During the second season, Leo is in a catatonic state after being shot by Hank Jennings (Chris Mulkey). Shelly quits her job at the Double R Diner to care for Leo at home, where she and Bobby live together. When Leo awakens from his catatonia and tries to kill Shelly, Bobby comes and fights with Leo. Shelly stabs Leo in the leg, and Leo wanders off into the woods. Shelly later asks Norma for her old job at the Double R Diner, which Norma gives back to her. Shelly later receives fragments of poetry from former FBI agent Windom Earle (Kenneth Welsh). Shelly later enters the Miss Twin Peaks contest. Bobby later proposes to her, but she says no because she is still married to Leo.

Leo is shot and murdered shortly after the events of the original series and autopsied by special agent Albert Rosenfield (Miguel Ferrer) on April 1, 1989; the cause had been five gunshots assumed by Rosenfield to have been fired by Earle, though tarantula bites had been present as well. Shelly and Bobby marry almost exactly one year later.

Shelly returned in the 2017 Twin Peaks series with Mädchen Amick reprising her role. Shelly and Bobby divorced at some point prior to the revival, and they have an adult daughter, Becky (Amanda Seyfried). Shelly first appears in the second episode, drinking with friends at the Roadhouse, where she expresses concern for Becky, who is married to Steven Burnett (Caleb Landry Jones), an unemployed, abusive drug addict. She later has a nostalgic moment with James Hurley (James Marshall). In the fifth episode, Shelly is shown still working at the Double R Diner.

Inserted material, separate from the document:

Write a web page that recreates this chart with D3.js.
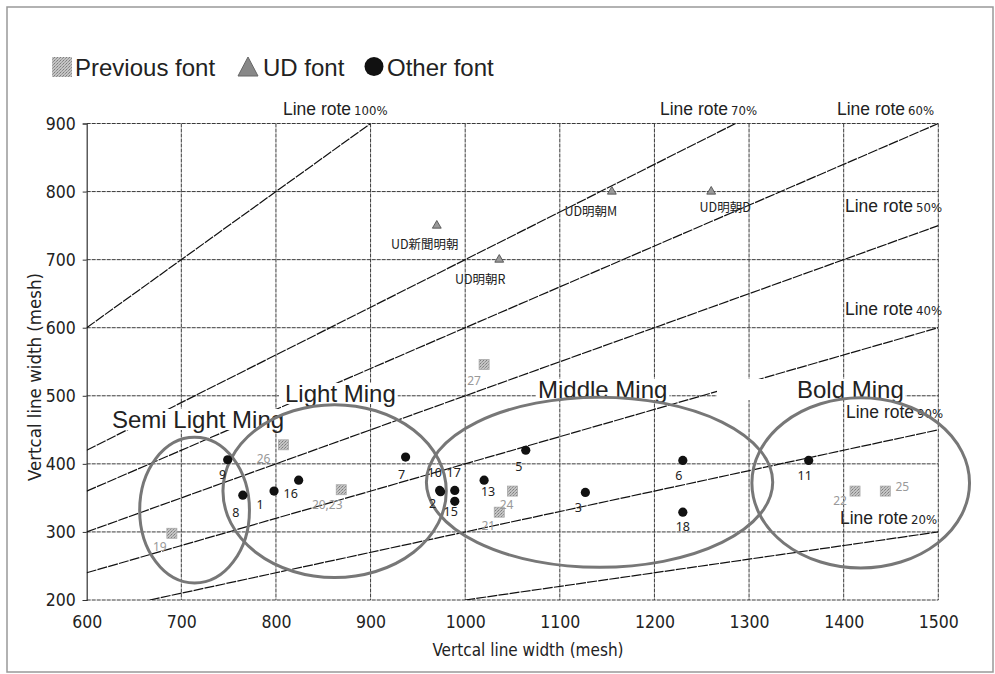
<!DOCTYPE html>
<html><head><meta charset="utf-8">
<script src="https://cdn.jsdelivr.net/npm/d3@7"></script>
<style>body{margin:0;background:#fff}</style>
</head><body><svg id="c" width="995" height="674"></svg>
<script>
// ---------- data ----------
const xTicks = [600,700,800,900,1000,1100,1200,1300,1400,1500];
const yTicks = [200,300,400,500,600,700,800,900];

const otherNames = ["1","2","3","5","6","7","8","9","10","11","13","15","16","17","18"];
const otherX     = [798, 974,1127,1064,1230, 937, 765, 749, 973,1363,1020, 989, 824, 989,1230];
const otherY     = [360, 359, 358, 420, 405, 410, 354, 406, 361, 405, 376, 345, 376, 361, 329];

const prevNames = ["19","20,23","21","22","24","25","26","27"];
const prevX     = [690, 869,1036,1412,1050,1444, 808,1020];
const prevY     = [298, 362, 329, 360, 360, 360, 428, 546];

const udNames = ["UD新聞明朝","UD明朝R","UD明朝M","UD明朝D"];
const udX     = [970,1036,1155,1260];
const udY     = [750, 700, 800, 800];

const rateValues = [1.0, 0.7, 0.6, 0.5, 0.4, 0.3, 0.2];
const rateLabels = ["100%","70%","60%","50%","40%","90%","20%"];

const groupNames = ["Semi Light Ming","Light Ming","Middle Ming","Bold Ming"];
const groupCx = [714, 862, 1142, 1418];
const groupCy = [332, 360, 373, 372];
const groupRx = [58, 118, 183, 115];
const groupRy = [107, 127, 125, 125];

const legendNames = ["Previous font","UD font","Other font"];

// ---------- layout (pixel offsets, not data) ----------
const otherLabelOff = {"1":[-14,13],"2":[-8,12],"3":[-7,15],"5":[-7,16],"6":[-4,15],"7":[-4,17],"8":[-7,17],"9":[-5,15],
  "10":[-5,-18],"11":[-4,15],"13":[4,11],"15":[-4,10],"16":[-8,13],"17":[-1,-18],"18":[0,14]};
const prevLabelOff = {"19":[-12,13],"20,23":[-14,15],"21":[-11,13],"22":[-15,9],"24":[-6,13],"25":[17,-5],"26":[-20,14],"27":[-10,16]};
const udLabelOff = [[-12,18],[-19,19],[-21,19],[14,15]];
const rateLabelPos = [[283,115],[660,115],[837,115],[845,212],[845,315],[846,418],[840,524]];
const groupLabelPos = [[112,428],[285,402],[538,398],[797,398]];
const groupBoxExtraLeft = [2,6,2,80];

// ---------- drawing ----------
const svg = d3.select("#c");
const x = d3.scaleLinear().domain([600,1500]).range([86.7,938.3]);
const y = d3.scaleLinear().domain([200,900]).range([600,123.5]);
const FONT = "'Liberation Sans', Arial, sans-serif";
const NARROW = "'DejaVu Sans Condensed', 'DejaVu Sans', sans-serif";

const defs = svg.append("defs");
const pat = defs.append("pattern").attr("id","tex").attr("width",3).attr("height",3).attr("patternUnits","userSpaceOnUse");
pat.append("rect").attr("width",3).attr("height",3).attr("fill","#c4c4c4");
pat.append("rect").attr("width",1).attr("height",1).attr("fill","#7d7d7d");
pat.append("rect").attr("x",2).attr("y",1).attr("width",1).attr("height",1).attr("fill","#8f8f8f");
pat.append("rect").attr("x",1).attr("y",2).attr("width",1).attr("height",1).attr("fill","#a0a0a0");
defs.append("clipPath").attr("id","plotclip").append("rect")
  .attr("x",x(600)).attr("y",y(900)).attr("width",x(1500)-x(600)).attr("height",y(200)-y(900));

// outer frame
svg.append("rect").attr("x",7).attr("y",7).attr("width",986).attr("height",665)
  .attr("fill","none").attr("stroke","#999").attr("stroke-width",1.5);

// grid
const grid = svg.append("g");
grid.selectAll("line.v").data(xTicks.slice(1)).join("line").attr("class","v")
  .attr("x1",d=>x(d)).attr("x2",d=>x(d)).attr("y1",y(900)).attr("y2",y(200))
  .attr("stroke","#3a3a3a").attr("stroke-width",1).attr("stroke-dasharray","4,1");
grid.selectAll("line.h").data(yTicks).join("line").attr("class","h")
  .attr("x1",x(600)).attr("x2",x(1500)).attr("y1",d=>y(d)).attr("y2",d=>y(d))
  .attr("stroke","#3a3a3a").attr("stroke-width",1).attr("stroke-dasharray","4,1");

// axes
const yAxis = svg.append("g").attr("transform",`translate(${x(600)},0)`)
  .call(d3.axisLeft(y).tickValues(yTicks).tickSize(4).tickPadding(7).tickFormat(d3.format("d")));
yAxis.select(".domain").attr("stroke","#333").attr("stroke-width",1.2);
yAxis.selectAll(".tick line").attr("stroke","#333");
yAxis.selectAll("text").attr("font-family",NARROW).attr("font-size",17.5).attr("fill","#222");
const xAxis = svg.append("g").attr("transform",`translate(0,${y(200)})`)
  .call(d3.axisBottom(x).tickValues(xTicks).tickSize(0).tickPadding(16).tickFormat(d3.format("d")));
xAxis.select(".domain").remove();
xAxis.selectAll("text").attr("font-family",NARROW).attr("font-size",17.5).attr("fill","#222");

svg.append("text").attr("x",528).attr("y",656).attr("text-anchor","middle")
  .attr("font-family",NARROW).attr("font-size",17).attr("fill","#222").text("Vertcal line width (mesh)");
svg.append("text").attr("transform","translate(41,377) rotate(-90)").attr("text-anchor","middle")
  .attr("font-family",NARROW).attr("font-size",18.5).attr("fill","#222").text("Vertcal line width (mesh)");

// ratio lines
const line = d3.line().x(d=>x(d[0])).y(d=>y(d[1]));
svg.append("g").attr("clip-path","url(#plotclip)").selectAll("path").data(rateValues).join("path")
  .attr("d", r => {
    const x0 = Math.max(600, 200/r), x1 = Math.min(1500, 900/r);
    return line([[x0, r*x0],[x1, r*x1]]);
  })
  .attr("fill","none").attr("stroke","#111").attr("stroke-width",1.2).attr("stroke-dasharray","10,1.2");

// rate labels
const rl = svg.append("g");
rateValues.forEach((r,i)=>{
  const t = rl.append("text").attr("x",rateLabelPos[i][0]).attr("y",rateLabelPos[i][1])
    .attr("font-family",FONT).attr("font-size",17.5).attr("fill","#222");
  t.append("tspan").text("Line rote");
  t.append("tspan").attr("dx",3).attr("font-size",13).attr("font-family",NARROW).text(rateLabels[i]);
});

// group labels with white boxes
const gl = svg.append("g");
groupNames.forEach((n,i)=>{
  const box = gl.append("rect").attr("fill","#fff");
  const t = gl.append("text").attr("x",groupLabelPos[i][0]).attr("y",groupLabelPos[i][1])
    .attr("font-family",FONT).attr("font-size",24).attr("fill","#222").text(n);
  const b = t.node().getBBox();
  box.attr("x",b.x-groupBoxExtraLeft[i]).attr("y",b.y+3).attr("width",b.width+groupBoxExtraLeft[i]+2).attr("height",b.height-6);
});

// ellipses
svg.append("g").selectAll("ellipse").data(groupNames).join("ellipse")
  .attr("cx",(d,i)=>x(groupCx[i])).attr("cy",(d,i)=>y(groupCy[i]))
  .attr("rx",(d,i)=>x(groupCx[i]+groupRx[i])-x(groupCx[i]))
  .attr("ry",(d,i)=>y(groupCy[i]-groupRy[i])-y(groupCy[i]))
  .attr("fill","none").attr("stroke","#777").attr("stroke-width",3);

// previous font squares
const pg = svg.append("g");
pg.selectAll("rect").data(prevNames).join("rect")
  .attr("x",(d,i)=>x(prevX[i])-5).attr("y",(d,i)=>y(prevY[i])-5).attr("width",10).attr("height",10)
  .attr("fill","url(#tex)").attr("stroke","#aaa").attr("stroke-width",0.8);
pg.selectAll("text").data(prevNames).join("text")
  .attr("x",(d,i)=>x(prevX[i])+prevLabelOff[d][0]).attr("y",(d,i)=>y(prevY[i])+prevLabelOff[d][1])
  .attr("text-anchor","middle").attr("dominant-baseline","central")
  .attr("font-family","'Noto Sans', sans-serif").attr("font-size",12).attr("fill","#999").text(d=>d);

// other font circles
const og = svg.append("g");
og.selectAll("circle").data(otherNames).join("circle")
  .attr("cx",(d,i)=>x(otherX[i])).attr("cy",(d,i)=>y(otherY[i])).attr("r",4.6).attr("fill","#111");
og.selectAll("text").data(otherNames).join("text")
  .attr("x",(d,i)=>x(otherX[i])+otherLabelOff[d][0]).attr("y",(d,i)=>y(otherY[i])+otherLabelOff[d][1])
  .attr("text-anchor","middle").attr("dominant-baseline","central")
  .attr("font-family","'Noto Sans', sans-serif").attr("font-size",12.5).attr("fill","#222").text(d=>d);

// UD triangles
const tri = d3.symbol().type(d3.symbolTriangle).size(34);
const ug = svg.append("g");
ug.selectAll("path").data(udNames).join("path")
  .attr("transform",(d,i)=>`translate(${x(udX[i])},${y(udY[i])})`).attr("d",tri)
  .attr("fill","#999").attr("stroke","#444").attr("stroke-width",0.8);
ug.selectAll("text").data(udNames).join("text")
  .attr("x",(d,i)=>x(udX[i])+udLabelOff[i][0]).attr("y",(d,i)=>y(udY[i])+udLabelOff[i][1])
  .attr("text-anchor","middle").attr("dominant-baseline","central")
  .attr("font-family","'Noto Sans CJK JP', sans-serif").attr("font-size",12.5).attr("fill","#222").text(d=>d);

// legend
const lg = svg.append("g").attr("font-family",FONT).attr("font-size",24).attr("fill","#222");
lg.append("rect").attr("x",52).attr("y",57).attr("width",20).attr("height",20).attr("fill","url(#tex)");
lg.append("text").attr("x",75).attr("y",76).text(legendNames[0]);
lg.append("path").attr("d","M248,57 L258,76 L238,76 Z").attr("fill","#888").attr("stroke","#666");
lg.append("text").attr("x",263).attr("y",76).text(legendNames[1]);
lg.append("circle").attr("cx",374).attr("cy",66.5).attr("r",9.5).attr("fill","#111");
lg.append("text").attr("x",387).attr("y",76).text(legendNames[2]);
</script></body></html>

Becky comes in and begs her for money, and Shelly reluctantly gives her all of the money that she has. Her boss Norma Jennings (Peggy Lipton), who has been described as a 'surrogate mother' figure for Shelly, has been observing the situation, comforts Shelly and tells her that she needs to help her daughter while she still can. In the eleventh episode, while working at the Double R Diner, Shelly receives a phone call from a distressed Becky and runs out of the diner to go help her. When she arrives at Becky's trailer, her daughter snatches her keys and begins to drive off in her car. Shelly jumps onto the windshield until Becky flings her off. The owner of the trailer park, Carl Rodd (Harry Dean Stanton), gives her a ride to the Double R Diner as she calls Bobby to explain the situation. She and Bobby meet with Becky at the diner and make arrangements to protect her from Steven. As she hugs Becky she sees her new boyfriend Red (Balthazar Getty) - a drug dealer - outside the diner and kisses him. In the thirteenth episode, Shelly is working at the Double R Diner when Becky calls her expressing concern for Steven, as she hasn't seen him in two days. Shelly asks if she can call her later because she is working, and insists that Becky come to the diner so she can make her cherry pie.

===In film===
Shelly appears in the prequel films Twin Peaks: Fire Walk with Me (1992) and Twin Peaks: The Missing Pieces, the latter just consisting of unused footage from Fire Walk With Me. In Fire Walk With Me, Shelly is first seen working at the Double R Diner, when Norma asks her to assist Laura Palmer with the Meals on Wheels deliveries. When a distraught Laura tells Shelly that she cannot do the deliveries, Shelly is left to make the deliveries on her own. Later, Leo is shown verbally and physically abusing her, and forces her to wash the kitchen floor. When Bobby calls Leo, Shelly overhears the conversation and discovers that he owes him $5,000.

===In literature===
Shelly is referenced in the cookbook Damn Fine Cherry Pie: And Other Recipes from TV's Twin Peaks by Lindsey Bowden. Shelly is referenced in Jennifer Lynch's novel The Secret Diary of Laura Palmer. Told from the perspective of Laura Palmer, she wrote that she assumed that Shelly and Bobby were having an affair and discusses sleeping with Shelly's husband, Leo Johnson.

==Development==
While the character's name is spelled Shelly in the script, some tie-in products of the time spell it Shelley, including the soundtrack album and the novel The Secret Diary of Laura Palmer.

===Casting===
Mädchen Amick originally auditioned for the role of Donna Hayward, which ultimately went to Lara Flynn Boyle. However, the creators of the show were so impressed by her that they created the role of Shelly specifically for her.

==Reception==
In Pervert in the Pulpit: Morality in the Works of David Lynch, Jeff Johnson states that Shelly is one of the "salvageable characters" saying "Shelly, for instance, after so much abuse from Leo, gains a sense of self-confidence and a better self-image, giving up her scamming with Bobby and even entering the Miss Twin Peaks competition." Rolling Stone praised the distinctiveness of the character, stating that "Shelly Johnson was further away from the show's center than almost any of them. But that's kind of the point. Yes, she extricated herself from the high-school hell that consumed Laura by dropping out and getting married to brooding, drug-running trucker Leo Johnson. But that didn't save her from drudgery, boredom, betrayal, and abuse. It just moved the venue and raised the stakes."